The Players’ Tribune does this thing where they ask players “fair or foul” questions meant to be quick hits on how they feel about certain issues, and Dallas Mavericks guard Devin Harris recently intimated that he’d be in favor of shortening the regular season, though the nature of the feature didn’t really give him much of an opportunity to explain his reasoning.
LeBron James, in a 2014 interview with ESPN.com, did expound a little, however.
“It’s not the minutes, it’s the games,” James said. “The minutes doesn’t mean anything. We can play 50-minute games if we had to. It’s just the games. We all as players think it’s too many games. In our season, 82 games is a lot. But it’s not the minutes. Taking away minutes from the game is not going to shorten the game at all.”
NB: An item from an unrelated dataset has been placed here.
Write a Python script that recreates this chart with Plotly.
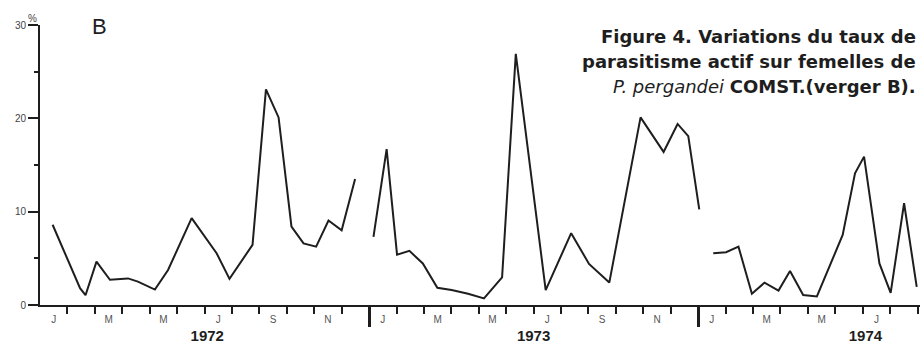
import plotly.graph_objects as go

# x = months since 1 Jan 1972, y = % parasitism
x1972 = [0.46, 1.46, 1.66, 2.06, 2.55, 3.21, 3.57, 4.19, 4.67, 5.53, 6.44, 6.91, 7.75,
         8.24, 8.70, 9.17, 9.61, 10.07, 10.52, 11.00, 11.49]
y1972 = [8.6, 1.8, 1.05, 4.65, 2.7, 2.85, 2.5, 1.65, 3.75, 9.3, 5.55, 2.8, 6.45,
         23.1, 20.1, 8.4, 6.6, 6.25, 9.05, 8.0, 13.5]

x1973 = [12.16, 12.64, 13.02, 13.47, 13.96, 14.49, 15.01, 15.61, 16.19, 16.85, 17.35,
         18.44, 19.37, 20.02, 20.76, 21.90, 22.74, 23.25, 23.64, 24.04]
y1973 = [7.3, 16.7, 5.4, 5.8, 4.45, 1.85, 1.6, 1.2, 0.7, 2.95, 26.9,
         1.6, 7.7, 4.4, 2.4, 20.1, 16.4, 19.4, 18.1, 10.25]

x1974 = [24.55, 25.02, 25.47, 25.96, 26.42, 26.93, 27.35, 27.83, 28.33, 29.27, 29.72,
         30.05, 30.61, 31.02, 31.51, 31.97]
y1974 = [5.55, 5.65, 6.25, 1.2, 2.4, 1.55, 3.65, 1.07, 0.92, 7.5, 14.1,
         15.9, 4.45, 1.3, 10.9, 1.95]

month_letters = ["J", "M", "M", "J", "S", "N"]
month_label_pos = [0.5, 2.5, 4.5, 6.5, 8.5, 10.5,
                   12.5, 14.5, 16.5, 18.5, 20.5, 22.5,
                   24.5, 26.5, 28.5, 30.5]
month_label_txt = month_letters * 2 + month_letters[:4]
month_ticks = [m for m in range(1, 33) if m not in (12, 24)]
year_ticks = [12, 24]
year_label_pos = [6.1, 18.0, 30.1]
year_labels = ["1972", "1973", "1974"]

y_major = [0, 10, 20, 30]
y_minor = [5, 15, 25]

XMAX = 32.09
ink = "#1e1e1e"

fig = go.Figure()
for xs, ys in ((x1972, y1972), (x1973, y1973), (x1974, y1974)):
    fig.add_trace(go.Scatter(x=xs, y=ys, mode="lines",
                             line=dict(color=ink, width=2), showlegend=False,
                             hoverinfo="skip"))
# invisible helpers so overlay axes are drawn
for xa, ya in (("x2", "y"), ("x3", "y"), ("x", "y2")):
    fig.add_trace(go.Scatter(x=[0], y=[0], xaxis=xa, yaxis=ya, mode="markers",
                             marker=dict(opacity=0), showlegend=False,
                             hoverinfo="skip"))

fig.update_layout(
    width=922, height=343,
    margin=dict(l=40, r=2, t=25, b=38),
    paper_bgcolor="white", plot_bgcolor="white",
    font=dict(family="Liberation Sans, Arial, sans-serif", color=ink),
    xaxis=dict(range=[0, XMAX], showgrid=False, zeroline=False, automargin=False,
               showline=True, linewidth=2, linecolor=ink,
               tickmode="array", tickvals=month_label_pos, ticktext=month_label_txt,
               ticks="outside", ticklen=4, tickcolor="rgba(0,0,0,0)",
               tickfont=dict(size=10, color="#555"),
               minor=dict(tickmode="array", tickvals=month_ticks, ticks="outside",
                          ticklen=7, tickwidth=1.5, tickcolor=ink, showgrid=False)),
    xaxis2=dict(range=[0, XMAX], overlaying="x", anchor="y", side="bottom",
                showgrid=False, zeroline=False, showline=False, automargin=False,
                tickmode="array", tickvals=year_label_pos, ticktext=year_labels,
                ticks="outside", ticklen=17, tickcolor="rgba(0,0,0,0)",
                tickfont=dict(size=15, color=ink, family="Liberation Sans, Arial",
                              weight="bold")),
    xaxis3=dict(range=[0, XMAX], overlaying="x", anchor="y", side="bottom",
                showgrid=False, zeroline=False, showline=False, automargin=False,
                tickmode="array", tickvals=year_ticks, showticklabels=False,
                ticks="outside", ticklen=21, tickwidth=2.5, tickcolor=ink),
    yaxis=dict(range=[0, 30], showgrid=False, zeroline=False, automargin=False,
               showline=True, linewidth=2, linecolor=ink,
               tickmode="array", tickvals=y_major, ticks="outside",
               ticklen=10, tickwidth=1.5, tickcolor=ink,
               tickfont=dict(size=10, color="#444")),
    yaxis2=dict(range=[0, 30], overlaying="y", anchor="x", side="left",
                showgrid=False, zeroline=False, showline=False, automargin=False,
                tickmode="array", tickvals=y_minor, showticklabels=False,
                ticks="outside", ticklen=5, tickwidth=1.5, tickcolor=ink),
)

fig.add_annotation(xref="paper", yref="paper", x=-0.008, y=1.025, text="%",
                   xanchor="center", yanchor="middle",
                   showarrow=False, font=dict(size=10, color="#444"))
fig.add_annotation(xref="paper", yref="paper", x=0.068, y=0.996, text="B",
                   xanchor="center", yanchor="middle",
                   showarrow=False, font=dict(size=22, color=ink,
                                              family="Liberation Sans, Arial"))

title_font = dict(size=18, color=ink, family="DejaVu Sans")
title_lines = [
    ("<b>Figure 4. Variations du taux de</b>", 0.9607),
    ("<b>parasitisme actif sur femelles de</b>", 0.871),
    ("<i>P. pergandei</i> <b>COMST.(verger B).</b>", 0.782),
]
for txt, yy in title_lines:
    fig.add_annotation(xref="paper", yref="paper", x=0.9977, y=yy, text=txt,
                       xanchor="right", yanchor="middle", showarrow=False,
                       font=title_font)

fig.write_html("out.html")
James and Harris are by no means the only players to call for a shorter NBA season. Kobe Bryant, for example, told Sports Illustrated over the summer that he believes a shorter season would decrease injuries while also increasing the value of the remaining regular season games.
“You can’t [just] lose five-to-10 games,” Bryant told SI. “If you’re going to do it, you’ve almost got to go quality versus quantity. If you’re going to shorten the schedule, then you’ve got to shorten the schedule and look to enhance your TV numbers substantially… because now every regular-season game is worth a s—.”
Strong words from a player who stopped mincing them years ago, but it’s an important point for an issue that may never go away. Owners make an average of around $173 million in revenue per year, which equates to an average of $2.1 million per game over an 82-game season. Cutting the season down to, say, 70 games could cost owners over $25 million on average, and bigger market teams like New York, L.A. and Chicago inevitably would lose even more than that.
That certainly explains why owners would be reticent to drop the total number of games played, especially when each individual exhibition is more profitable now than it ever has been, but how did the NBA decide on an 82-game season in the first place?
When professional basketball first started to gain some momentum over the course of the first third of the 20th century, teams played a similar slate of games as what we see now for college basketball teams. However, just like today’s students have classes to attend, early professionals had day jobs to pay their bills, which meant basketball was a secondary activity rather than the all-encompassing athletic odyssey it is today.
Then, the National Basketball Association formed, with all 11 teams playing 60 games over the course of the season, though that number was shortened the following year with only seven teams playing 48 games each. As new franchises popped up, however, and as the game grew increasingly profitable, the NBA slowly added a few games here and there until they got to 80 in 1961-1962, then 81 in 1966-1967 and finally 82 the year after that.
Since then, there have been only two instances of the league playing fewer than 82 games, and both of those instances occurred as a result of lockouts and concurrent temporary work stoppages.
But why 82 games? Why land on such an arbitrary number as the foundation for the length of a major professional sports league? Apparently it had everything to do with how hard owners could push the athletes without injuring them.
According to Slate, playing right around 80 games over the course of a six-month season would offer the tightest balance between profitability and the health of employees. In other words, it was about money. It’s always about money.
It’s been almost 50 years since that decision was made, and the game is more intense than it ever has been, particularly with teenage athletes spending so much time participating in AAU and international competitions at ever-younger ages. Weight training is more intensive, as are offseason workouts. It’s a different game now, yet players still chug along at max speed for 82 games a year.
One can’t help but wonder if a new assessment of revenue versus injury risk would come out differently based on the intensity and rigor of today’s game.
What would it take to shorten the season, then, even slightly? As Kevin Arnovitz of ESPN.com explained in a 2014 article, it would require some sort of exploration into discovering a balance between the profitability of games and the scarcity of games, which has worked quite well for NCAA’s March Madness and, of course, the NFL.
“In Economics 101, students learn about the utility or indifference curve, and how to find the sweet spot on the graph where a product’s availability matches market demand,” explained Arnovitz. Finding that balance isn’t easy, especially for those larger television markets that have huge TV deals that center around quantity over quality.
Still, as Arnovitz suggests, reducing the number of games dramatically (he suggests 44 games) would make every game more valuable and the season in general more unpredictable. It’s the importance of every single game and the unpredictability of both NFL games and March Madness games that have earned those organizations some of the biggest broadcasting deals in pro sports. For the NBA to drop games from its schedule, they’d need to bring in even more money, which doesn’t seem likely since they only recently nailed down the largest television deal in league history.
In other words, the concept of dropping games from the schedule is fun to talk about, but the potential revenue-losing experimentation required to find the sweet spot between player rest and league profitability means change probably isn’t coming any time soon.
Whatever the reason, the league settled on 82 games almost five decades ago and it stuck. It’s going to take a lot more than a few player opinions to change it at this point.